Gays for Trump Make Their Case

Tucker Carlson has the top-rated show during prime time on Fox News. The message here to Fox viewers is clear — welcome gays as part of the coalition — and a huge break from years past, before marriage was a settled issue.

5 Comments for “Gays for Trump Make Their Case”

  1. posted by Jorge on

    The 45% of gay men figure Tucker Carlson cites is unreliable. It came from a survey by a private company (a social app company if I am not mistaken) of its own consumers. Among other things, I would expect such a survey to skew white, and for all I know it’s the 4Chan of Grindr. That makes it unrepresentative of the country as a whole. And that’s before we get to the difference between surveys and polls. Of course Carlson wouldn’t have wanted to ignore it, but I’m disappointed he fell for it.

    At least his guest says “Democratic” instead of “Democrat.”

    • posted by Juvenalis on

      All polls are conducted by private companies. You think the government conducts most polls? Hornet is not the “4Chan of Grindr”, it’s not at all some “white” app, you are just projecting your own ignorance. Since by your admission you obviously don’t know what you are talking about, why are you pontificating such rubbish? This was not a random online poll anyone could vote in or ‘game’, it just happened to recruit from among app users of an app used by queer men. Hornet polled ‘queer men’ all around the world.

      Among the queer men in the USA, 45% support Trump, 51% support Biden, in DEM vs. GOP 2020 head-to-head matchup. The poll is no less reliable than any other poll. There is no difference between “poll” and “survey”, both words can refer to the same things, depending on the context.

      Under pressure from BLM lunatics, Grindr stupidly removed its “ethnicity” filter just this summer. Hornet has always been more ‘diverse’ liberal PC app, and advertised as such…the fact that they polled “queer men” which can include other groups than gay men is yet further evidence. Trump probably won just among gay men…

      Using an app of queer men makes it unrepresentative of queer men? Do you have better idea as to how you would track down several thousand queer men across the country and around the world in order to poll? Is there some other database of queer men maintained (for what purpose?!) Traditional landline pollsters just keep calling random old people and asking “Hi, are you a queer man?” Stupid lame criticism because you don’t like the result; a result which is actually not that surprising…

      • posted by Jorge on

        All polls are conducted by private companies.

        Permit me to educate you. Actually, I’m not asking permission, so if you don’t want to be educated, just don’t read further.

        A scientific poll requires the following:

        1) A random sample
        2) The sample is done in a way that makes it representative of the general public.

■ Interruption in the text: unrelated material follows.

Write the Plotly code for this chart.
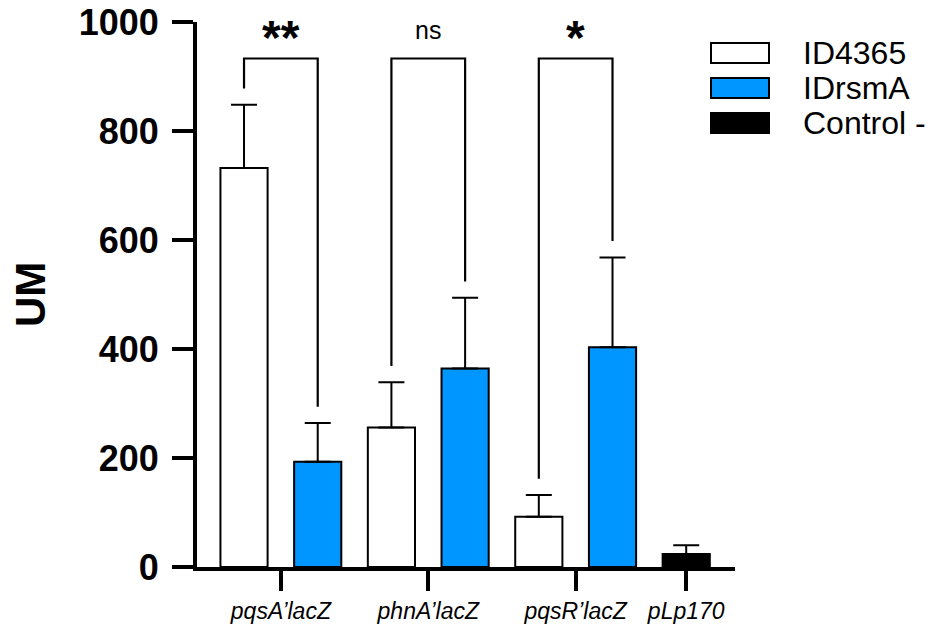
import plotly.graph_objects as go

# ---------------- data ----------------
categories = ["pqsA’lacZ", "phnA’lacZ", "pqsR’lacZ", "pLp170"]
series_names = ["ID4365", "IDrsmA", "Control -"]

id4365_mean = [732, 256, 92]
id4365_err = [116, 83, 40]
idrsma_mean = [193, 364, 403]
idrsma_err = [71, 130, 165]
control_mean = [24]
control_err = [16]

sig_labels = ["**", "ns", "*"]
y_ticks = [0, 200, 400, 600, 800, 1000]

# ---------------- layout constants ----------------
W, H = 942, 625
ML, MR, MT, MB = 197, 207, 22, 58
FONT = "Liberation Sans, Arial, Helvetica, sans-serif"
BLUE = "#0096FF"
BAR_W = 0.64

# slot positions: pairs for first three groups, one slot for control
white_x = [2 * i for i in range(len(id4365_mean))]
blue_x = [2 * i + 1 for i in range(len(idrsma_mean))]
ctrl_x = [2 * len(id4365_mean) + i for i in range(len(control_mean))]
tick_x = [(a + b) / 2 for a, b in zip(white_x, blue_x)] + ctrl_x

fig = go.Figure()

def add_bar(x, y, err, fill, name):
    fig.add_trace(go.Bar(
        x=x, y=y, name=name, width=BAR_W, showlegend=False,
        marker=dict(color=fill, line=dict(color="black", width=2)),
        error_y=dict(type="data", array=err, arrayminus=[0] * len(err),
                     symmetric=False, color="black", thickness=2, width=13),
    ))

add_bar(white_x, id4365_mean, id4365_err, "white", series_names[0])
add_bar(blue_x, idrsma_mean, idrsma_err, BLUE, series_names[1])
add_bar(ctrl_x, control_mean, control_err, "black", series_names[2])

# ---------------- significance brackets ----------------
bracket_top = 933
gap = 30
for i, lab in enumerate(sig_labels):
    x0, x1 = white_x[i], blue_x[i]
    y0 = id4365_mean[i] + id4365_err[i] + gap
    y1 = idrsma_mean[i] + idrsma_err[i] + gap
    fig.add_shape(type="path",
                  path=f"M {x0} {y0} L {x0} {bracket_top} L {x1} {bracket_top} L {x1} {y1}",
                  xref="x", yref="y", line=dict(color="black", width=2.2))
    if lab == "ns":
        fig.add_annotation(x=(x0 + x1) / 2, y=985, text=lab, showarrow=False,
                           xref="x", yref="y", yanchor="middle",
                           font=dict(family=FONT, size=25, color="black"))
    else:
        fig.add_annotation(x=(x0 + x1) / 2, y=985, text=f"<b>{lab}</b>", showarrow=False,
                           xref="x", yref="y", yanchor="middle", yshift=-7,
                           font=dict(family=FONT, size=48, color="black"))

# ---------------- manual legend (pixel -> paper) ----------------
plot_w = W - ML - MR
plot_h = H - MT - MB
def px_x(p):
    return (p - ML) / plot_w
def px_y(p):
    return (H - MB - p) / plot_h

leg_fill = ["white", BLUE, "black"]
row_centers = [53, 88, 123]
for name, fill, yc in zip(series_names, leg_fill, row_centers):
    fig.add_shape(type="rect", xref="paper", yref="paper",
                  x0=px_x(711), x1=px_x(769), y0=px_y(yc + 10), y1=px_y(yc - 10),
                  fillcolor=fill, line=dict(color="black", width=2))
    fig.add_annotation(xref="paper", yref="paper", x=px_x(801), y=px_y(yc),
                       xanchor="left", yanchor="middle", text=name, showarrow=False,
                       font=dict(family=FONT, size=32, color="black"))

# y-axis title
fig.add_annotation(xref="paper", yref="paper", x=px_x(30), y=px_y(295),
                   text="<b>UM</b>", textangle=-90, showarrow=False,
                   xanchor="center", yanchor="middle",
                   font=dict(family=FONT, size=42, color="black"))

fig.update_layout(
    width=W, height=H,
    margin=dict(l=ML, r=MR, t=MT, b=MB, pad=0, autoexpand=False),
    plot_bgcolor="white", paper_bgcolor="white",
    barmode="overlay",
    font=dict(family=FONT, color="black"),
    xaxis=dict(range=[-0.638, 6.662], tickvals=tick_x, automargin=False,
               ticktext=[f"<i>{c}</i>" for c in categories],
               tickfont=dict(family=FONT, size=23, color="black"),
               ticklabeloverflow="allow",
               showline=True, linecolor="black", linewidth=4,
               ticks="outside", ticklen=20, tickwidth=4, tickcolor="black",
               showgrid=False, zeroline=False),
    yaxis=dict(range=[0, 1000], tickvals=y_ticks, automargin=False,
               ticktext=[f"<b>{v}</b>" for v in y_ticks],
               tickfont=dict(family=FONT, size=36, color="black"),
               ticklabelstandoff=6, ticklabeloverflow="allow",
               showline=True, linecolor="black", linewidth=4,
               ticks="outside", ticklen=21, tickwidth=4, tickcolor="black",
               showgrid=False, zeroline=False),
)

fig.write_html("out.html", config={"displayModeBar": False},
               post_script="document.body.style.margin='0px';")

        Polls but organizations such as Gallup and Rasmussen are done by the polling organization making a phone call to individuals selected at random. The list of individuals is generated from a list that is similar in composition to the general public. (Usually publicly available information.) The main error in sampling these days is that not everyone owns cell phones.

        So here, first of all, it is highly, highly unlikely that this is a random sample. I do not believe owners of social ap cites collect the phone numbers of their customers, so that means there was no opportunity to call them. Emailing customers to ask them to respond to a survey is not a random sample, it is a self-selected sample, and that skews the results.

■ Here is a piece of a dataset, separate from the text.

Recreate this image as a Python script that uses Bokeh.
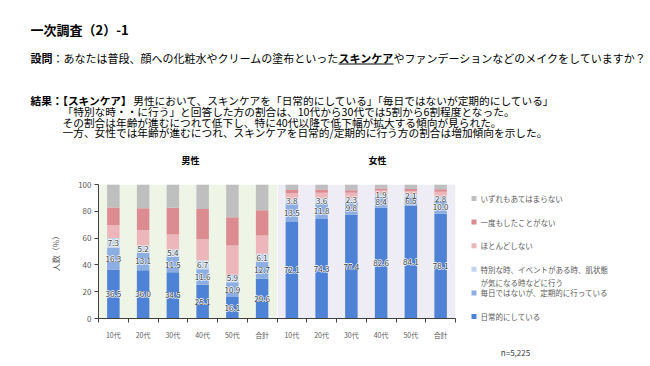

        Here we do not have a survey of a group that is representative of the general public. It is limited to users of a specific product. It would be like Good Housekeeping calling from its customer list and publicizing its results as if they represented the country as a whole. That is a problem because there are substantial differences between people who subscribe to Good Housekeeping and people who do not. The same is true here.

        This supposed survey has some interesting uses when you compare such things as country by country results. But any suggestion that it shows that 45% of gay men in the United States support Donald Trump for president is garbage.

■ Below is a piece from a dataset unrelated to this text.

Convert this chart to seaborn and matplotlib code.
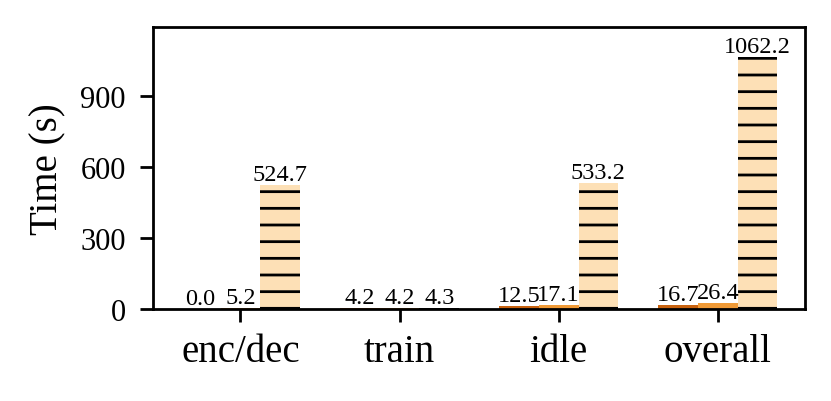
import pandas as pd
import seaborn as sns
import matplotlib.pyplot as plt

# значения по фазам
phases = ['enc/dec', 'train', 'idle', 'overall']
series = ['s1', 's2', 's3']
s1 = [0.0, 4.2, 12.5, 16.7]
s2 = [5.2, 4.2, 17.1, 26.4]
s3 = [524.7, 4.3, 533.2, 1062.2]
colors = ['#c8620f', '#f09a36', '#fde0b6']

df = pd.DataFrame({
    'phase': phases * 3,
    'series': [s for s in series for _ in phases],
    'time': s1 + s2 + s3,
})

sns.set_style('ticks')
plt.rcParams['font.family'] = ['Liberation Serif', 'DejaVu Serif']
plt.rcParams['hatch.linewidth'] = 2.0
plt.rcParams['text.color'] = 'black'
plt.rcParams['axes.labelcolor'] = 'black'
plt.rcParams['xtick.color'] = 'black'
plt.rcParams['ytick.color'] = 'black'

fig, ax = plt.subplots(figsize=(8.31, 4.02), dpi=100)
fig.subplots_adjust(left=0.184, right=0.969, top=0.930, bottom=0.229)

sns.barplot(data=df, x='phase', y='time', hue='series', palette=colors,
            width=0.75, saturation=1, legend=False, ax=ax, linewidth=0)

# штриховка для третьего ряда
for bar in ax.containers[2]:
    bar.set_hatch('-')
    bar.set_edgecolor('black')
    bar.set_linewidth(0)

for c in ax.containers:
    ax.bar_label(c, fmt='%.1f', fontsize=17.5, padding=0)

ax.set_xlim(-0.55, 3.55)
ax.set_ylim(0, 1190)
ax.set_yticks([0, 300, 600, 900])
ax.set_xlabel('')
ax.set_ylabel('Time (s)', fontsize=28, labelpad=10)
ax.tick_params(axis='x', labelsize=28, length=9.5, width=2, pad=8)
ax.tick_params(axis='y', labelsize=22, length=9.5, width=2, pad=10)
for sp in ax.spines.values():
    sp.set_linewidth(2)
    sp.set_color('black')

plt.savefig('out.png', dpi=100)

  2. posted by Tom Scharbach on

    Republican candidates for President won a significant minority of the LGBT vote in all recent elections: Bush 25% (2000), Bush 23% (2004), McCain 27% (2008), Romney 22% (2012), Trump 14% (2016). I suspect that the Hornet poll is an outlier with serious sampling issues that distort the result. Recent polls using more traditional sampling methods and controls suggest that President Trump may increase the LGBT percentage this election cycle to roughly 20%, which would be more in line with historic patterns. We’ll find out after the votes have been cast and counted.

  3. posted by Tom Scharbach on

    But any suggestion that it shows that 45% of gay men in the United States support Donald Trump for president is garbage.

    I agree with you. But a more interesting question, given that more mainstream polls suggest that the Hornet survey is an outlier: Does the Hornet survey instead suggest that disproportionate numbers of conservative homosexuals use Hornet rather than other social media and dating sites catering to LGBT folk?

    I wonder what percentages would obtain if LGBT folk using other similar social media and dating sites were surveyed — for example, Grindr, Zoosk, Elite Singles, Match, Our Time, Black People Meet, Tinder and so on. It seems to me that the demographics of LGBT folk using each are likely to be significantly different, resulting, accordingly, in different results.